▸ RECORDED DATA
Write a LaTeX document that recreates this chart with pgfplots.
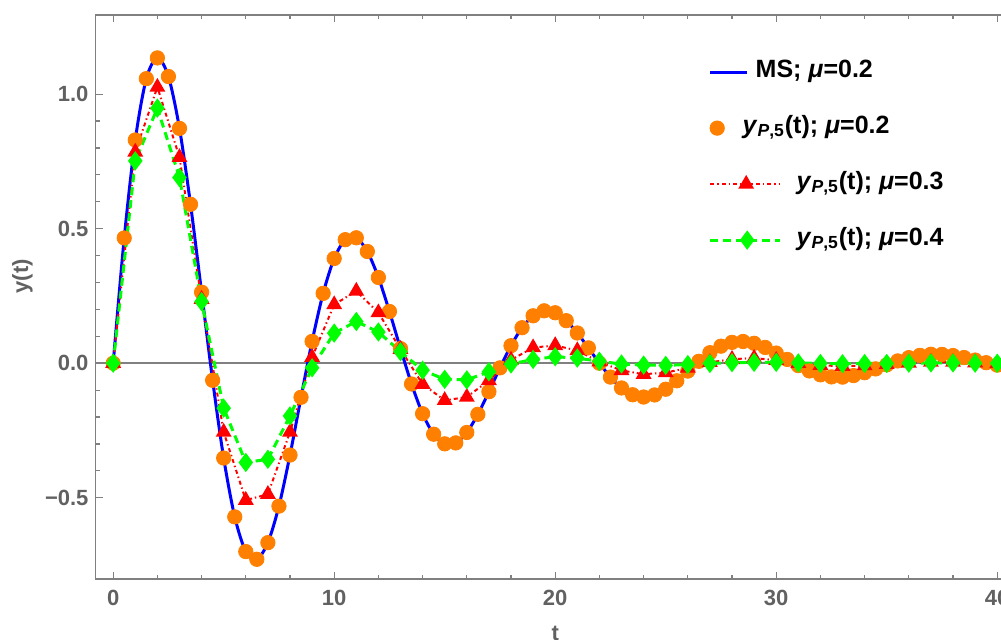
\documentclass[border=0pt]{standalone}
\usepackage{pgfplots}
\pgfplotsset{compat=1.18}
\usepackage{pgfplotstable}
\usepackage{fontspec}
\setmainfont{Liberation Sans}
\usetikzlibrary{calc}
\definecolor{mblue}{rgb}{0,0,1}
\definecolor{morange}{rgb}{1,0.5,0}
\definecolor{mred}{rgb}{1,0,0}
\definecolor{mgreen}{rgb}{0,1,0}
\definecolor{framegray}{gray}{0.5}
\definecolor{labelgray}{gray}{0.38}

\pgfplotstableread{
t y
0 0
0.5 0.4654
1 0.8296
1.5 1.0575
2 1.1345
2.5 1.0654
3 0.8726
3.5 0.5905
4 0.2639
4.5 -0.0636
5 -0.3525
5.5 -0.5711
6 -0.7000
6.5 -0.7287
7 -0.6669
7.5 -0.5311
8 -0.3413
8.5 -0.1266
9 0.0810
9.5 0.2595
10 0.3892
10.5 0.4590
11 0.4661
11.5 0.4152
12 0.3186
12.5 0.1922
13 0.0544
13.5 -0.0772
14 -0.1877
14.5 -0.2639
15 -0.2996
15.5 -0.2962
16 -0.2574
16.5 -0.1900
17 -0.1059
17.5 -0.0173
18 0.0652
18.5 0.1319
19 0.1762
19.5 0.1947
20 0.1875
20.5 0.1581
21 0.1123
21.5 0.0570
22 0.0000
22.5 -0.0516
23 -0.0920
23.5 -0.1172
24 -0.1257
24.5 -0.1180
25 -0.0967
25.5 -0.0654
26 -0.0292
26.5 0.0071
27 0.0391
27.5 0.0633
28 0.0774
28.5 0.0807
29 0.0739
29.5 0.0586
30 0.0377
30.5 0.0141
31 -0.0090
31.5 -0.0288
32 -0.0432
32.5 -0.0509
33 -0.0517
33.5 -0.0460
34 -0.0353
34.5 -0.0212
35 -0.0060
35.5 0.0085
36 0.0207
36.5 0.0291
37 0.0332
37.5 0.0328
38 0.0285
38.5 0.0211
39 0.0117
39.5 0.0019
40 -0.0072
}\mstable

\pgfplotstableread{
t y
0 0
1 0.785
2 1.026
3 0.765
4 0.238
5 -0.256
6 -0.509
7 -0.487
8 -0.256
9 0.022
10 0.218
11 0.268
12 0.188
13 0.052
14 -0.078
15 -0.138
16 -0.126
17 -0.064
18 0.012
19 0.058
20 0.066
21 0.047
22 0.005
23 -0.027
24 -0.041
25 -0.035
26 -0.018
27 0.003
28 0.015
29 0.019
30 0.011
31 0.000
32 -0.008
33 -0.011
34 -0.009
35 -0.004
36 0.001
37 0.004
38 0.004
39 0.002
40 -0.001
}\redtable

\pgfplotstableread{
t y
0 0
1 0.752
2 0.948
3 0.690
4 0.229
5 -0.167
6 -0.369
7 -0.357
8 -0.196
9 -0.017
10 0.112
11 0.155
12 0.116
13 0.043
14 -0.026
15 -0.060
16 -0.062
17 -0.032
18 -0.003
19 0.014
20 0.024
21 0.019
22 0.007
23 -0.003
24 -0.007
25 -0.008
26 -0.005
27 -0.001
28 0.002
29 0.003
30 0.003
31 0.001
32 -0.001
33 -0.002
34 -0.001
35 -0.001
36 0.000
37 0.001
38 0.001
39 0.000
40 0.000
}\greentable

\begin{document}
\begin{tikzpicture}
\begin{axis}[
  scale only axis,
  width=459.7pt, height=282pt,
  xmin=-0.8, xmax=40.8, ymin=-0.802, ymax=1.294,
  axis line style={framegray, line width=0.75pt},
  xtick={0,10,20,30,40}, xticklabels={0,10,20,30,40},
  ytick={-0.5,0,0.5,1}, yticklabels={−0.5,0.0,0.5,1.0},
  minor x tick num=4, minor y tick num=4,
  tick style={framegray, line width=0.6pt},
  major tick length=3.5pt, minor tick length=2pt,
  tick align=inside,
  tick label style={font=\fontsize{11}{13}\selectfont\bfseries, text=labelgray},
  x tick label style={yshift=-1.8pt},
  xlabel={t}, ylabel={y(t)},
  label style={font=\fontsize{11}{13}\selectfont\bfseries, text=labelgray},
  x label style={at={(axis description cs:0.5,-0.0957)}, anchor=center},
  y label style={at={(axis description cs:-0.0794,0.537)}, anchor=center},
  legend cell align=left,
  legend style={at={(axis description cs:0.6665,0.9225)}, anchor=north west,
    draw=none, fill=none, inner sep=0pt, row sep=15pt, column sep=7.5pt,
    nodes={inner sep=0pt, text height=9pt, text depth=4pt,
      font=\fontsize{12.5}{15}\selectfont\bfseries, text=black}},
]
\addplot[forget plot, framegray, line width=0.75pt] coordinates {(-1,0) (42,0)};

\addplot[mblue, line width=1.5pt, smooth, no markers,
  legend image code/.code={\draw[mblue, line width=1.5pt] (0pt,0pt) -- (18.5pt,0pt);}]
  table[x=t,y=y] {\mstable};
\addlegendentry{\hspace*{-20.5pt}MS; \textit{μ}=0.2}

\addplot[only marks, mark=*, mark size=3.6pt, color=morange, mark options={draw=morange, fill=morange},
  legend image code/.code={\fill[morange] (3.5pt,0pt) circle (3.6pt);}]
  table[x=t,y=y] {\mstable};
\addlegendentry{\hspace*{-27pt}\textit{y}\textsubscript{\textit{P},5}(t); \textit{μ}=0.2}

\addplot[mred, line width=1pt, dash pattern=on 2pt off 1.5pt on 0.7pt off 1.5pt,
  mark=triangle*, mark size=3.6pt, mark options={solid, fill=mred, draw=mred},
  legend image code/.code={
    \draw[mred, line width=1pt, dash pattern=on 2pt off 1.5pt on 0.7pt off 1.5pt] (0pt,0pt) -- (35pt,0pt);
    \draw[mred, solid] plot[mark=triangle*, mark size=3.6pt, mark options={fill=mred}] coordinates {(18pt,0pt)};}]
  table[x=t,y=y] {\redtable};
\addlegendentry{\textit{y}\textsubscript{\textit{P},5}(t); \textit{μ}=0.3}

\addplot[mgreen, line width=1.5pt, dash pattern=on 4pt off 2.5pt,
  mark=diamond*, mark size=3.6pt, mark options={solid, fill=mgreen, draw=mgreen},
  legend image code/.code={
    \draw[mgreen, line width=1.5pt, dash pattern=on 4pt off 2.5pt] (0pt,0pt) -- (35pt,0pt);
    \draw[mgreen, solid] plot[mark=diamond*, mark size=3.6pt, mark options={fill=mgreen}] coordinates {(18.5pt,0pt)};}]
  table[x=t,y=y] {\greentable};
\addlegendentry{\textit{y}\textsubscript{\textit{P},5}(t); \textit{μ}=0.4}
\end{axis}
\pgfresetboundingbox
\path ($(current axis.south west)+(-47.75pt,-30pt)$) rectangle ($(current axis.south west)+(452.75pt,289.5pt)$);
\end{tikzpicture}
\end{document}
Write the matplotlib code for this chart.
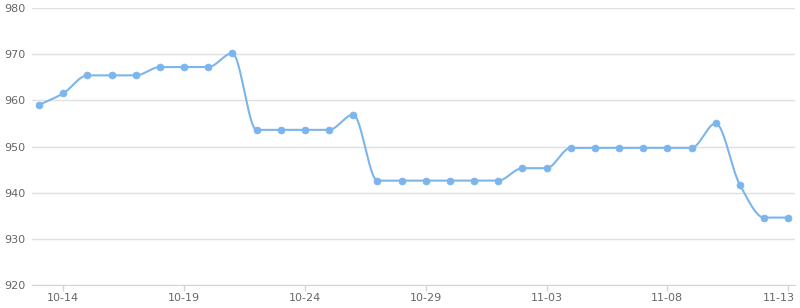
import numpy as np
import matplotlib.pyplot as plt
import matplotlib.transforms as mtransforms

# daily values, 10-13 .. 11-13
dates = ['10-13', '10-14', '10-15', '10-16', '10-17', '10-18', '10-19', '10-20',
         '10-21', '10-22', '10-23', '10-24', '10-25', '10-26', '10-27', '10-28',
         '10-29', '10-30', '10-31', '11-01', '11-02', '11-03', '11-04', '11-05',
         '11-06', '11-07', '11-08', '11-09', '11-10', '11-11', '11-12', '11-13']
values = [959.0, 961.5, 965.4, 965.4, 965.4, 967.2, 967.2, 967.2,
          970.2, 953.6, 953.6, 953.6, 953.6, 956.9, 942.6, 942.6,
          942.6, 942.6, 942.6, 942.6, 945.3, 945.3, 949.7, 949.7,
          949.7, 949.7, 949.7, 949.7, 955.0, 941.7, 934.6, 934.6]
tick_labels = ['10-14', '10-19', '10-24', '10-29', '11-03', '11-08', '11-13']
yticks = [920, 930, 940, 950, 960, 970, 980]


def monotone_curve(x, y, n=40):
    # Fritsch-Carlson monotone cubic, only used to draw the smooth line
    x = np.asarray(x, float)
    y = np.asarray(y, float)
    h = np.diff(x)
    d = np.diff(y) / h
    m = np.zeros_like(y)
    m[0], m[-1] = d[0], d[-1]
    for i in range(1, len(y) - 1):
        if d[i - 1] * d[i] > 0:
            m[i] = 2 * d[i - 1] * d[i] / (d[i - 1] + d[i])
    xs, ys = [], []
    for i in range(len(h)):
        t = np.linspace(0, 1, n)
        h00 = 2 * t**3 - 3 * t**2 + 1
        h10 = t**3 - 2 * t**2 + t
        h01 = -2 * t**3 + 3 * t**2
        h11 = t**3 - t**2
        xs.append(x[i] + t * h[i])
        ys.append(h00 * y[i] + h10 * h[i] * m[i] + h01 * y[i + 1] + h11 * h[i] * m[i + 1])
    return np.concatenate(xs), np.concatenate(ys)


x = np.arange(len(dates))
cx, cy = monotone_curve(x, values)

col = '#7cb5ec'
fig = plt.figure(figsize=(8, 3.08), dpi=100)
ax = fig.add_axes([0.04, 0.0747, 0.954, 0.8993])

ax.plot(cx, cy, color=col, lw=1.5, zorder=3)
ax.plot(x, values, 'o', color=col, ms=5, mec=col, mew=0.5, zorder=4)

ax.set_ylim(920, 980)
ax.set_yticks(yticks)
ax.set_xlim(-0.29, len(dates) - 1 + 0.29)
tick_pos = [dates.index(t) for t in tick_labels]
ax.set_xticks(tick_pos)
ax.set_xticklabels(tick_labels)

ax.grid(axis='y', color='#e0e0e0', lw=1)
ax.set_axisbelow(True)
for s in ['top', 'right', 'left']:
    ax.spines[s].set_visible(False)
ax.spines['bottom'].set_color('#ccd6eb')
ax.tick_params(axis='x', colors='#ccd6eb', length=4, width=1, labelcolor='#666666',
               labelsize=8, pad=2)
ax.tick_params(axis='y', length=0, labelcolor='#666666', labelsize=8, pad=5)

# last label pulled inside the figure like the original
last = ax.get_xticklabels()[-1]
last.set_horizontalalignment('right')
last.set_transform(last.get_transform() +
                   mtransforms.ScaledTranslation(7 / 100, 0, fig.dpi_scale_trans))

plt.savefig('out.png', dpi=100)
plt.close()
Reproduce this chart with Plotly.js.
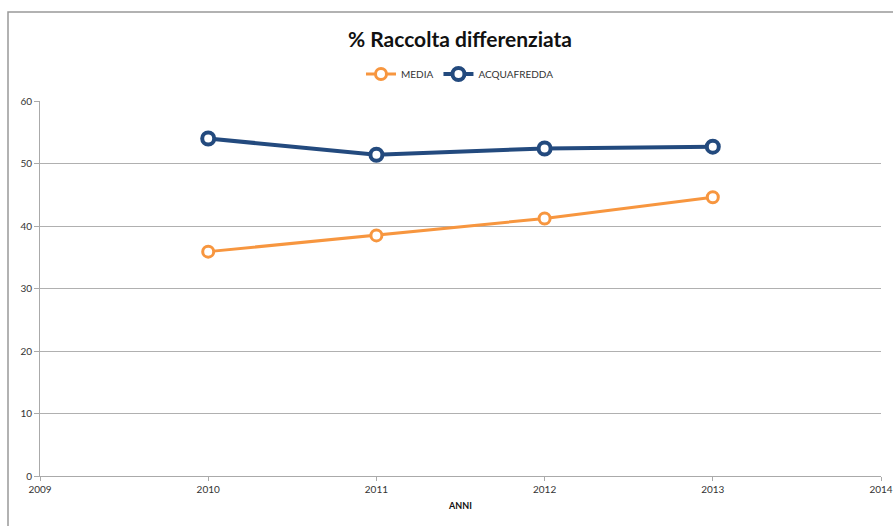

▸ PROBLEM DESCRIPTION
Only the lines from the one with "Write the matplotlib code for this chart." through the one with "import matplotlib.transforms as mtransforms" belong in your copy; retype them exactly and drop any pictures.

▸ EXERCISE ANSWER
Write the matplotlib code for this chart.
import numpy as np
import matplotlib.pyplot as plt
import matplotlib.transforms as mtransforms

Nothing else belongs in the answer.